__Given information__.
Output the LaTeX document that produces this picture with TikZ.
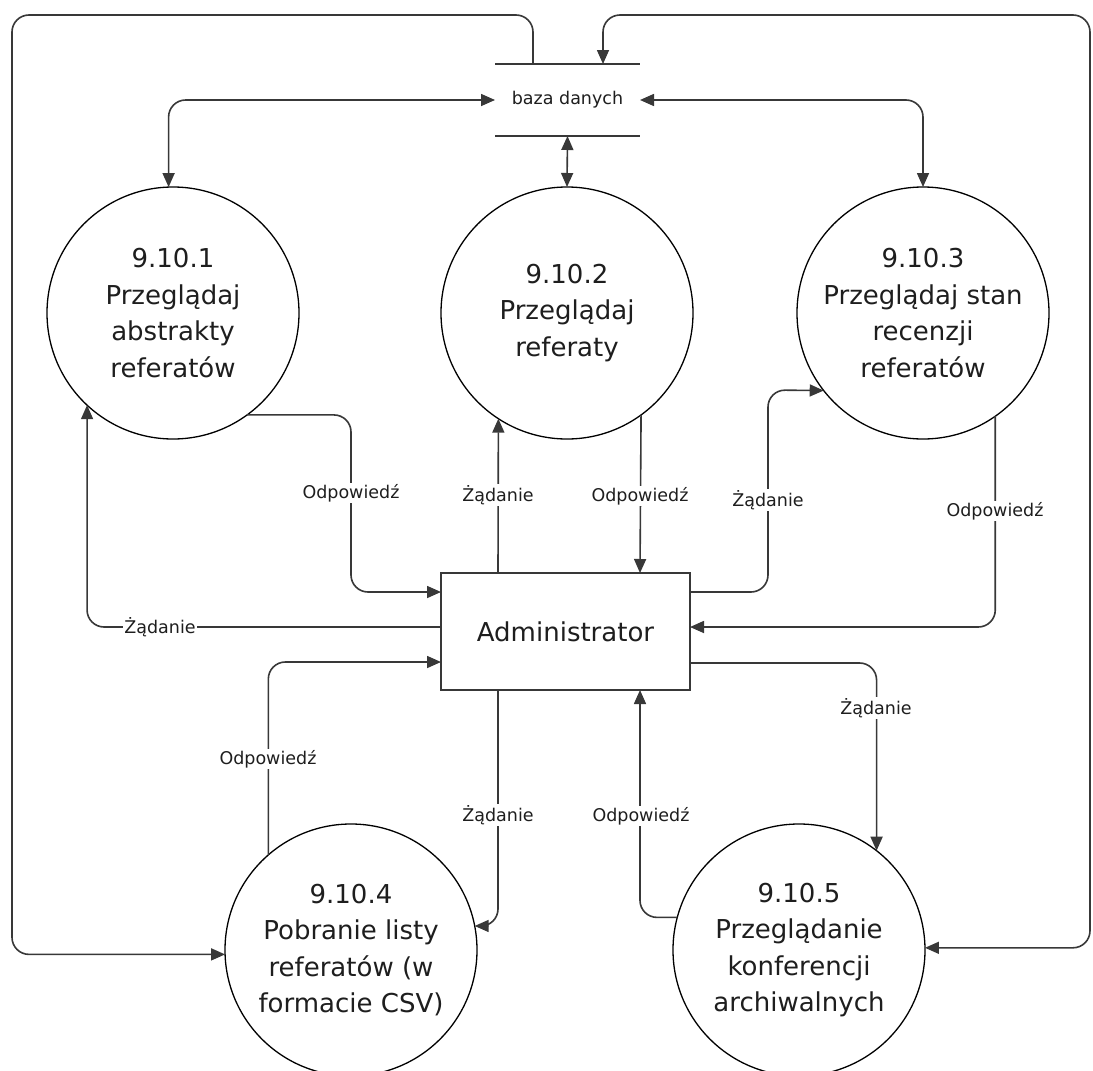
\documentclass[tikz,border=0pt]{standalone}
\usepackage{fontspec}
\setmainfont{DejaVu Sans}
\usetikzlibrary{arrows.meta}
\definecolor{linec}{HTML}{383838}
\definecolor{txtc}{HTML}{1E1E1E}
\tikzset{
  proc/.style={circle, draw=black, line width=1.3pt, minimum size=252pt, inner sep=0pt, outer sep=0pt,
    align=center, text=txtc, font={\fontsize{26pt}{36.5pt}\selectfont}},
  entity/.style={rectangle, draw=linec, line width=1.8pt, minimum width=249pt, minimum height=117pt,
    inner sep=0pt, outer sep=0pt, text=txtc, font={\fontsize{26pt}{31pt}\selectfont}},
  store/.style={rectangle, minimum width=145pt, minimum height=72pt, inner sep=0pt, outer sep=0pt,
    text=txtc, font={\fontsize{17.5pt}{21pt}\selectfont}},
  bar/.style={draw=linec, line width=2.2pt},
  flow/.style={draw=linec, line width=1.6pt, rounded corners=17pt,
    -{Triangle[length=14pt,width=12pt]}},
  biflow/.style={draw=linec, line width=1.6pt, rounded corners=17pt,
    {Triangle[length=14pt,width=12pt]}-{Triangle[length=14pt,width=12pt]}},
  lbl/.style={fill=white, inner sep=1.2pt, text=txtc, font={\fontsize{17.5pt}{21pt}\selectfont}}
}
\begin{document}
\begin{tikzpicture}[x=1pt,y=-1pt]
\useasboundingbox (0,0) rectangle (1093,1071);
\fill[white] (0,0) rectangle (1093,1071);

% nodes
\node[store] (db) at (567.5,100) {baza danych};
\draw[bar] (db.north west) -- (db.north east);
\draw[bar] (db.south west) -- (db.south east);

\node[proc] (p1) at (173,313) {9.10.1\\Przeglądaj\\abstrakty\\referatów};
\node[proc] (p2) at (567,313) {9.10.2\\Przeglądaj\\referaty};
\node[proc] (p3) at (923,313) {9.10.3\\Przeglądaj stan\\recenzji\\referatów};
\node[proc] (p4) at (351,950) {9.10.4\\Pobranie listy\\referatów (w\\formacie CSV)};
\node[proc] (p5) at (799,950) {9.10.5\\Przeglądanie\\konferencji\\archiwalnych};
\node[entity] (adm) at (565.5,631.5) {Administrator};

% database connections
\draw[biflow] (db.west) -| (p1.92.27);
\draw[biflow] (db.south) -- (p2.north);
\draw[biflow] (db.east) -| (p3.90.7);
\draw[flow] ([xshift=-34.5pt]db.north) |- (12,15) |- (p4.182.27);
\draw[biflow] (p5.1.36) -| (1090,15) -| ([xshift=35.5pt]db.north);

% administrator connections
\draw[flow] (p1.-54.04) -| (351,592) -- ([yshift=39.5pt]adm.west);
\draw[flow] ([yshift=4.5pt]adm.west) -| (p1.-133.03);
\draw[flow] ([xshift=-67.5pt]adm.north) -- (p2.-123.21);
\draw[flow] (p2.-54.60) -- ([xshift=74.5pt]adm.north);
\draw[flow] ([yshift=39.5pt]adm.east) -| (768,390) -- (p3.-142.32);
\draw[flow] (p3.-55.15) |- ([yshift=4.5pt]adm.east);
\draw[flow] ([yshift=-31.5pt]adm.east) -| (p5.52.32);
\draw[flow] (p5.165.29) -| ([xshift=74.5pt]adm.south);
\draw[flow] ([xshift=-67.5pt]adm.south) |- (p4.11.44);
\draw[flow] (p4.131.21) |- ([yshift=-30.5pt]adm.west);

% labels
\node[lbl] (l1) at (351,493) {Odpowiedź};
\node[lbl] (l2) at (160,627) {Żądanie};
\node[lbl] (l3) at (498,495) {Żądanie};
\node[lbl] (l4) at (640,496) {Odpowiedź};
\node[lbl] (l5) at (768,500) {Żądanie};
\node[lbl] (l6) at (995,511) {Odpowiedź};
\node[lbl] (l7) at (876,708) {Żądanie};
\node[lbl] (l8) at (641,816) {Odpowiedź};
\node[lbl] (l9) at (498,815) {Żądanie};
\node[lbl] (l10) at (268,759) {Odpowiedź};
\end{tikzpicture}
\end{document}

__Problem to work on__. Leave the images out and output the remaining material exactly as it stands.

__Written solution__.
Output the LaTeX document that produces this picture with TikZ.
\documentclass[tikz,border=0pt]{standalone}
\usepackage{fontspec}
\setmainfont{DejaVu Sans}
\usetikzlibrary{arrows.meta}
\definecolor{linec}{HTML}{383838}
\definecolor{txtc}{HTML}{1E1E1E}
\tikzset{
  proc/.style={circle, draw=black, line width=1.3pt, minimum size=252pt, inner sep=0pt, outer sep=0pt,
    align=center, text=txtc, font={\fontsize{26pt}{36.5pt}\selectfont}},
  entity/.style={rectangle, draw=linec, line width=1.8pt, minimum width=249pt, minimum height=117pt,
    inner sep=0pt, outer sep=0pt, text=txtc, font={\fontsize{26pt}{31pt}\selectfont}},
  store/.style={rectangle, minimum width=145pt, minimum height=72pt, inner sep=0pt, outer sep=0pt,
    text=txtc, font={\fontsize{17.5pt}{21pt}\selectfont}},
  bar/.style={draw=linec, line width=2.2pt},
  flow/.style={draw=linec, line width=1.6pt, rounded corners=17pt,
    -{Triangle[length=14pt,width=12pt]}},
  biflow/.style={draw=linec, line width=1.6pt, rounded corners=17pt,
    {Triangle[length=14pt,width=12pt]}-{Triangle[length=14pt,width=12pt]}},
  lbl/.style={fill=white, inner sep=1.2pt, text=txtc, font={\fontsize{17.5pt}{21pt}\selectfont}}
}
\begin{document}
\begin{tikzpicture}[x=1pt,y=-1pt]
\useasboundingbox (0,0) rectangle (1093,1071);
\fill[white] (0,0) rectangle (1093,1071);

% nodes
\node[store] (db) at (567.5,100) {baza danych};
\draw[bar] (db.north west) -- (db.north east);
\draw[bar] (db.south west) -- (db.south east);

\node[proc] (p1) at (173,313) {9.10.1\\Przeglądaj\\abstrakty\\referatów};
\node[proc] (p2) at (567,313) {9.10.2\\Przeglądaj\\referaty};
\node[proc] (p3) at (923,313) {9.10.3\\Przeglądaj stan\\recenzji\\referatów};
\node[proc] (p4) at (351,950) {9.10.4\\Pobranie listy\\referatów (w\\formacie CSV)};
\node[proc] (p5) at (799,950) {9.10.5\\Przeglądanie\\konferencji\\archiwalnych};
\node[entity] (adm) at (565.5,631.5) {Administrator};

% database connections
\draw[biflow] (db.west) -| (p1.92.27);
\draw[biflow] (db.south) -- (p2.north);
\draw[biflow] (db.east) -| (p3.90.7);
\draw[flow] ([xshift=-34.5pt]db.north) |- (12,15) |- (p4.182.27);
\draw[biflow] (p5.1.36) -| (1090,15) -| ([xshift=35.5pt]db.north);

% administrator connections
\draw[flow] (p1.-54.04) -| (351,592) -- ([yshift=39.5pt]adm.west);
\draw[flow] ([yshift=4.5pt]adm.west) -| (p1.-133.03);
\draw[flow] ([xshift=-67.5pt]adm.north) -- (p2.-123.21);
\draw[flow] (p2.-54.60) -- ([xshift=74.5pt]adm.north);
\draw[flow] ([yshift=39.5pt]adm.east) -| (768,390) -- (p3.-142.32);
\draw[flow] (p3.-55.15) |- ([yshift=4.5pt]adm.east);
\draw[flow] ([yshift=-31.5pt]adm.east) -| (p5.52.32);
\draw[flow] (p5.165.29) -| ([xshift=74.5pt]adm.south);
\draw[flow] ([xshift=-67.5pt]adm.south) |- (p4.11.44);
\draw[flow] (p4.131.21) |- ([yshift=-30.5pt]adm.west);

% labels
\node[lbl] (l1) at (351,493) {Odpowiedź};
\node[lbl] (l2) at (160,627) {Żądanie};
\node[lbl] (l3) at (498,495) {Żądanie};
\node[lbl] (l4) at (640,496) {Odpowiedź};
\node[lbl] (l5) at (768,500) {Żądanie};
\node[lbl] (l6) at (995,511) {Odpowiedź};
\node[lbl] (l7) at (876,708) {Żądanie};
\node[lbl] (l8) at (641,816) {Odpowiedź};
\node[lbl] (l9) at (498,815) {Żądanie};
\node[lbl] (l10) at (268,759) {Odpowiedź};
\end{tikzpicture}
\end{document}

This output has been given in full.